4.3 Domestic Control as an Enabler of Long‑Term Efficiency
When you own the chip roadmap, you can optimize for:
- Data center locations with abundant renewables
- Thermal envelopes that match local climate and water constraints
- Long refresh cycles that avoid unnecessary e‑waste
China’s state‑backed focus on domestic accelerators is obviously about sovereignty. But once you’re in control of the full stack, “green by design” becomes much easier. Western hyperscalers with in‑house chip teams (TPUs, custom accelerators) are already exploiting this. The rest of the market will follow.
5. Practical Steps for Organizations Building Greener AI
If you’re planning significant AI investment in 2026–2030, copying the right parts of China’s strategy will save both carbon and cash.
1. Treat AI hardware as climate infrastructure.
Include AI clusters explicitly in your net‑zero and renewables planning. A handful of large models can move your Scope 2 emissions needle.
2. Start your own “mini accelerator program,” even if you never tape out a chip.
By that I mean:
- Standardize on a small set of accelerators instead of a zoo
- Align model architectures with those chips’ strengths (e.g., FP8, sparsity)
- Co‑design racks and cooling for those SKUs
3. Make liquid cooling a default in new AI builds.
Even if you start with hybrid air+liquid systems, every kilowatt you shift off fans and CRAC units improves your effective emissions.
4. Push software teams on utilization, not just features.
Set explicit targets like “average accelerator utilization above 70%” and tie part of infra budgets to hitting them.
5. Plan for second‑life and right‑sizing.
Yesterday’s training chips can be tomorrow’s inference workhorses if models are quantized or distilled appropriately. That reduces e‑waste and squeezes more useful work out of embodied carbon.
I’ve found that the most effective green‑IT teams frame this as an engineering challenge, not a compliance task. “How do we serve 10x more inferences per joule?” is a much better motivator than a PDF of reporting requirements.
Where This AI Chip Race Leaves Us
China’s attempt to replace Nvidia isn’t just about national pride or sanctions workarounds. It’s a forced experiment in whether a major economy can stand up its own AI hardware stack fast enough to stay competitive.

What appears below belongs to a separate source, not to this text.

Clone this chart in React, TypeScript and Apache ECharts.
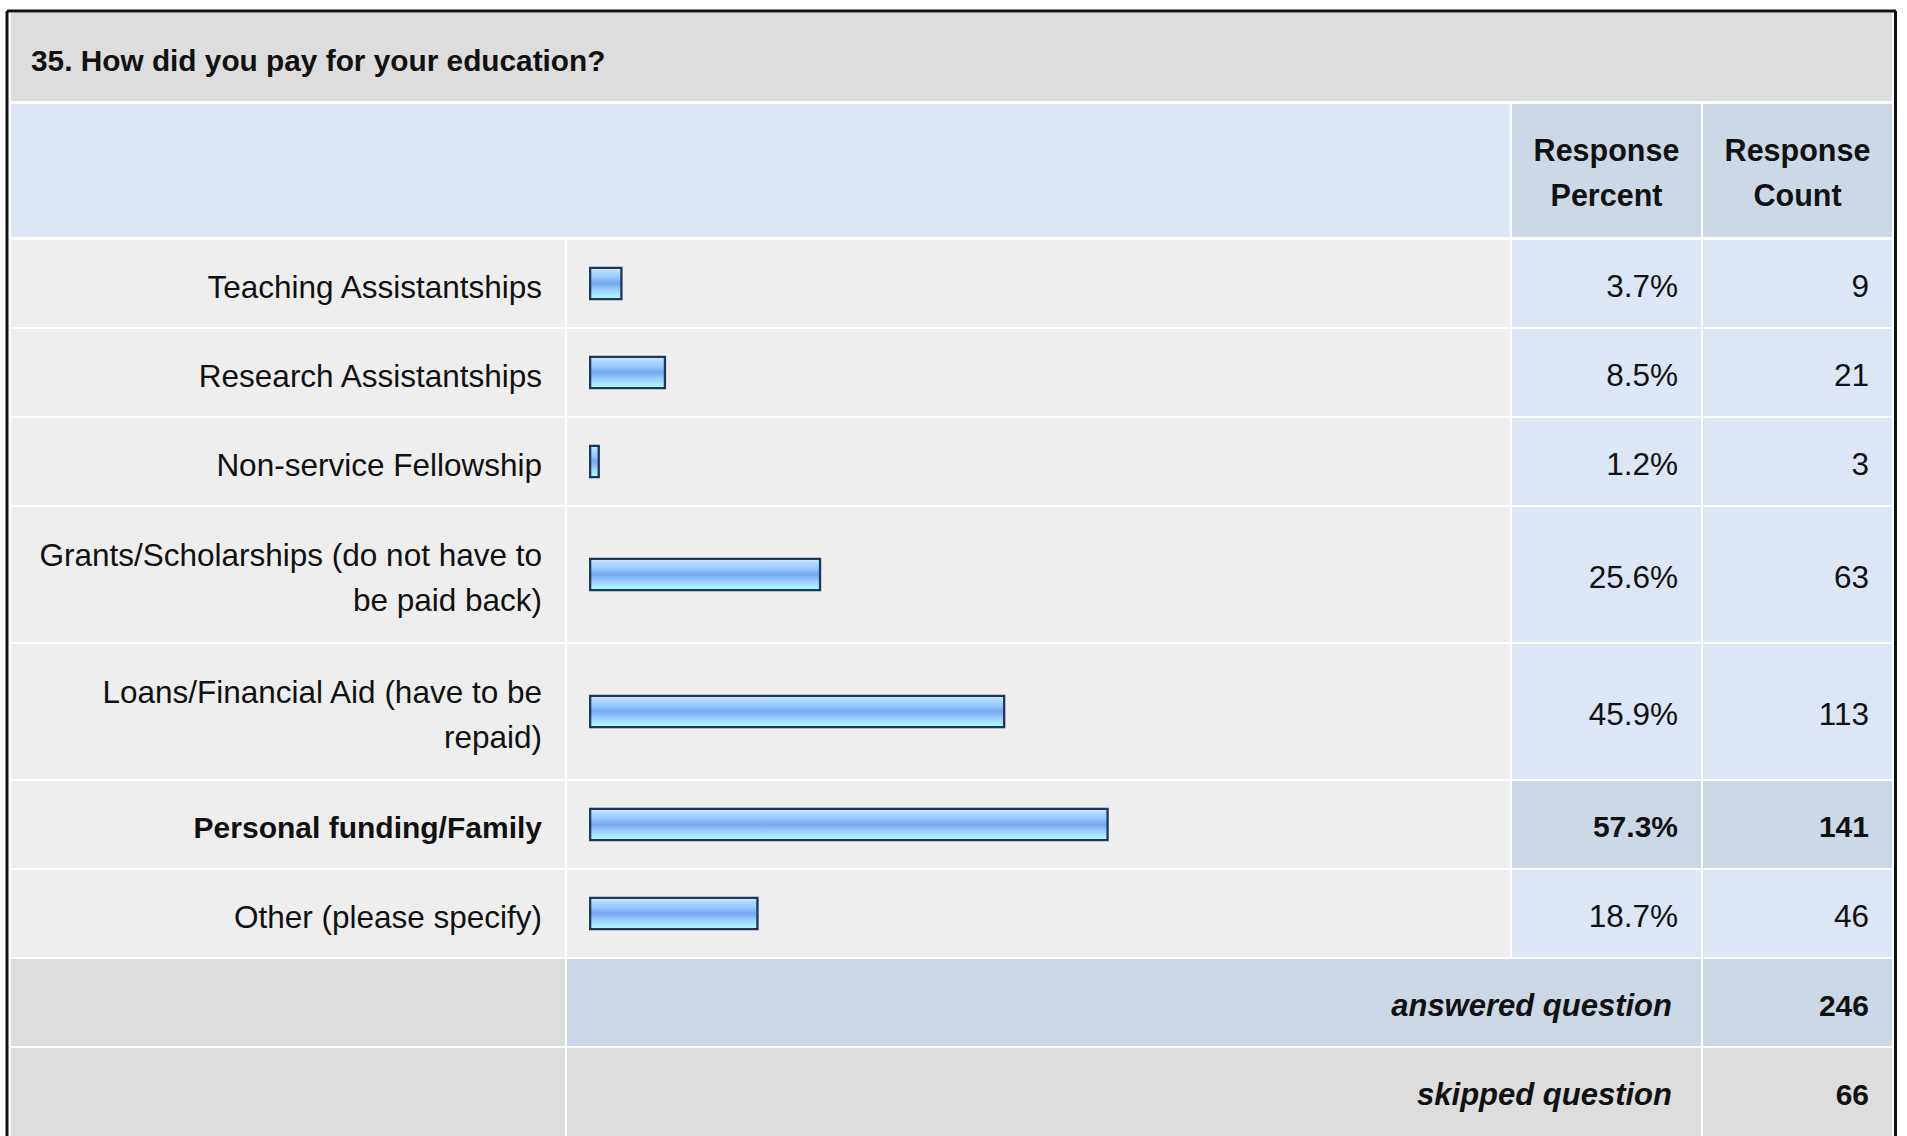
import React, { useEffect, useRef } from "react";
import * as echarts from "echarts";

// ---- data ----
const questionTitle = "35. How did you pay for your education?";
const headerPercent = ["Response", "Percent"];
const headerCount = ["Response", "Count"];
const categories = [
  "Teaching Assistantships",
  "Research Assistantships",
  "Non-service Fellowship",
  "Grants/Scholarships (do not have to\nbe paid back)",
  "Loans/Financial Aid (have to be\nrepaid)",
  "Personal funding/Family",
  "Other (please specify)",
];
const percents = [3.7, 8.5, 1.2, 25.6, 45.9, 57.3, 18.7];
const counts = [9, 21, 3, 63, 113, 141, 46];
const highlighted = [false, false, false, false, false, true, false];
const summaryLabels = ["answered question", "skipped question"];
const summaryValues = [246, 66];

// ---- layout ----
const FONT = "'Liberation Sans', Arial, Helvetica, sans-serif";
const FS = 31.5;
const FSB = 30;
const W = 1907;
const H = 1136;
const C0 = [11, 565];
const C1 = [567, 1510];
const C2 = [1512, 1701];
const C3 = [1703, 1892];
const ROW_SINGLE = 87;
const ROW_DOUBLE = 135;
const GAP = 2;
const FIRST_ROW = 240;
const BAR_LEFT = 589;
const BAR_FULL = 907;

const GRAY = "#dddddd";
const LIGHT = "#eeeeee";
const BLUE = "#dce6f4";
const BLUE2 = "#ccd8e6";

export default function App() {
  const ref = useRef<HTMLDivElement>(null);

  useEffect(() => {
    if (!ref.current) return;
    const chart = echarts.init(ref.current, null, { renderer: "svg" });

    // row positions
    const rowTops: number[] = [];
    const rowHs: number[] = [];
    let y = FIRST_ROW;
    categories.forEach((c) => {
      const h = c.includes("\n") ? ROW_DOUBLE : ROW_SINGLE;
      rowTops.push(y);
      rowHs.push(h);
      y += h + GAP;
    });
    const sumTops: number[] = [];
    summaryLabels.forEach((_, i) => {
      sumTops.push(y);
      y += (i === summaryLabels.length - 1 ? 120 : ROW_SINGLE) + GAP;
    });

    const rect = (x0: number, x1: number, y0: number, h: number, fill: string) => ({
      type: "rect",
      z: 0,
      silent: true,
      shape: { x: x0, y: y0, width: x1 - x0, height: h },
      style: { fill },
    });
    const text = (
      str: string,
      x: number,
      yy: number,
      align: string,
      weight: string = "normal",
      fontStyle: string = "normal",
      size: number = FS
    ) => ({
      type: "text",
      z: 10,
      silent: true,
      x,
      y: yy,
      style: {
        text: str,
        fill: "#111111",
        fontSize: size,
        fontWeight: weight,
        fontStyle,
        fontFamily: FONT,
        align,
        verticalAlign: "middle",
      },
    });

    const elements: any[] = [];
    // title
    elements.push(rect(C0[0], C3[1], 13, 88, GRAY));
    elements.push(text(questionTitle, 31, 60, "left", "bold", "normal", 29.8));
    // header
    elements.push(rect(C0[0], C1[1], 104, 133, BLUE));
    elements.push(rect(C2[0], C2[1], 104, 133, BLUE2));
    elements.push(rect(C3[0], C3[1], 104, 133, BLUE2));
    headerPercent.forEach((t, i) =>
      elements.push(text(t, (C2[0] + C2[1]) / 2, 150 + i * 45, "center", "bold", "normal", 30.5))
    );
    headerCount.forEach((t, i) =>
      elements.push(text(t, (C3[0] + C3[1]) / 2, 150 + i * 45, "center", "bold", "normal", 30.5))
    );
    // data rows
    categories.forEach((_, i) => {
      const t = rowTops[i];
      const h = rowHs[i];
      const hl = highlighted[i];
      elements.push(rect(C0[0], C0[1], t, h, LIGHT));
      elements.push(rect(C1[0], C1[1], t, h, LIGHT));
      elements.push(rect(C2[0], C2[1], t, h, hl ? BLUE2 : BLUE));
      elements.push(rect(C3[0], C3[1], t, h, hl ? BLUE2 : BLUE));
      const cy = t + h / 2 + 2;
      elements.push(
        text(percents[i].toFixed(1) + "%", 1678, cy, "right", hl ? "bold" : "normal", "normal", hl ? FSB : FS)
      );
      elements.push(
        text(String(counts[i]), 1869, cy, "right", hl ? "bold" : "normal", "normal", hl ? FSB : FS)
      );
    });
    // summary rows
    summaryLabels.forEach((lab, i) => {
      const t = sumTops[i];
      const h = i === summaryLabels.length - 1 ? 120 : ROW_SINGLE;
      const mid = i === 0 ? BLUE2 : GRAY;
      elements.push(rect(C0[0], C0[1], t, h, GRAY));
      elements.push(rect(C1[0], C2[1], t, h, mid));
      elements.push(rect(C3[0], C3[1], t, h, mid));
      const cy = t + ROW_SINGLE / 2 + 3;
      elements.push(text(lab, 1672, cy, "right", "bold", "italic", 31));
      elements.push(text(String(summaryValues[i]), 1869, cy, "right", "bold", "normal", FSB));
    });
    // outer border
    const border = { stroke: "#111111", lineWidth: 3 };
    elements.push({ type: "line", z: 20, silent: true, shape: { x1: 7, y1: 11, x2: 1896, y2: 11 }, style: border });
    elements.push({ type: "line", z: 20, silent: true, shape: { x1: 7, y1: 11, x2: 7, y2: H + 5 }, style: border });
    elements.push({ type: "line", z: 20, silent: true, shape: { x1: 1895.5, y1: 11, x2: 1895.5, y2: H + 5 }, style: border });

    const grids: any[] = [];
    const xAxes: any[] = [];
    const yAxes: any[] = [];
    const series: any[] = [];
    categories.forEach((cat, i) => {
      const hl = highlighted[i];
      const tok = {
        fontSize: hl ? FSB : FS,
        fontFamily: FONT,
        fontWeight: hl ? "bold" : "normal",
        color: "#111111",
        align: "right",
        lineHeight: 45,
        padding: [6, 0, 0, 0],
      };
      grids.push({ left: BAR_LEFT, width: BAR_FULL, top: rowTops[i], height: rowHs[i], containLabel: false });
      xAxes.push({ gridIndex: i, type: "value", min: 0, max: 100, show: false });
      yAxes.push({
        gridIndex: i,
        type: "category",
        data: [cat],
        z: 5,
        axisLine: { show: false },
        axisTick: { show: false },
        splitLine: { show: false },
        axisLabel: {
          margin: 47,
          align: "right",
          formatter: (v: string) =>
            v
              .split("\n")
              .map((s) => "{t|" + s + "}")
              .join("\n"),
          rich: { t: tok },
        },
      });
      series.push({
        type: "bar",
        xAxisIndex: i,
        yAxisIndex: i,
        z: 5,
        barWidth: 33.5,
        data: [percents[i]],
        itemStyle: {
          borderColor: "#1e3658",
          borderWidth: 2.3,
          color: new echarts.graphic.LinearGradient(0, 0, 0, 1, [
            { offset: 0, color: "#d4ecff" },
            { offset: 0.14, color: "#aed8ff" },
            { offset: 0.3, color: "#99ccff" },
            { offset: 0.42, color: "#82b5f3" },
            { offset: 0.5, color: "#76a9ee" },
            { offset: 0.58, color: "#82b6f4" },
            { offset: 0.7, color: "#99ccff" },
            { offset: 0.85, color: "#a8e6ff" },
            { offset: 1, color: "#aaffff" },
          ]),
        },
      });
    });

    chart.setOption({
      animation: false,
      backgroundColor: "#ffffff",
      textStyle: { fontFamily: FONT },
      grid: grids,
      xAxis: xAxes,
      yAxis: yAxes,
      series,
      graphic: { elements },
    });
    return () => chart.dispose();
  }, []);

  return (
    <div
      ref={ref}
      style={{ position: "fixed", left: 0, top: 0, width: W, height: H }}
    />
  );
}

Measured purely by flattering benchmarks, domestic chips still trail Nvidia’s latest. Measured by control, scalability, and the ability to tune entire systems for efficiency, the gap is much narrower—and shrinking.
For everyone building or buying AI infrastructure, that should be a wake‑up call. There’s a better way to think about AI hardware than chasing the newest GPU release. Start with:
- The energy you can afford to spend
- The models you actually need to run
- The lifetime emissions and utilization you’re willing to accept
Then work backward into chips, racks, and cooling.
The organizations that treat AI accelerators as part of their green‑technology strategy—not just their innovation strategy—will have a real advantage. They’ll ship competitive AI products while staying ahead of tightening climate commitments and volatile power markets.
The only real question is whether you build that discipline now, or wait until your next GPU order forces the issue.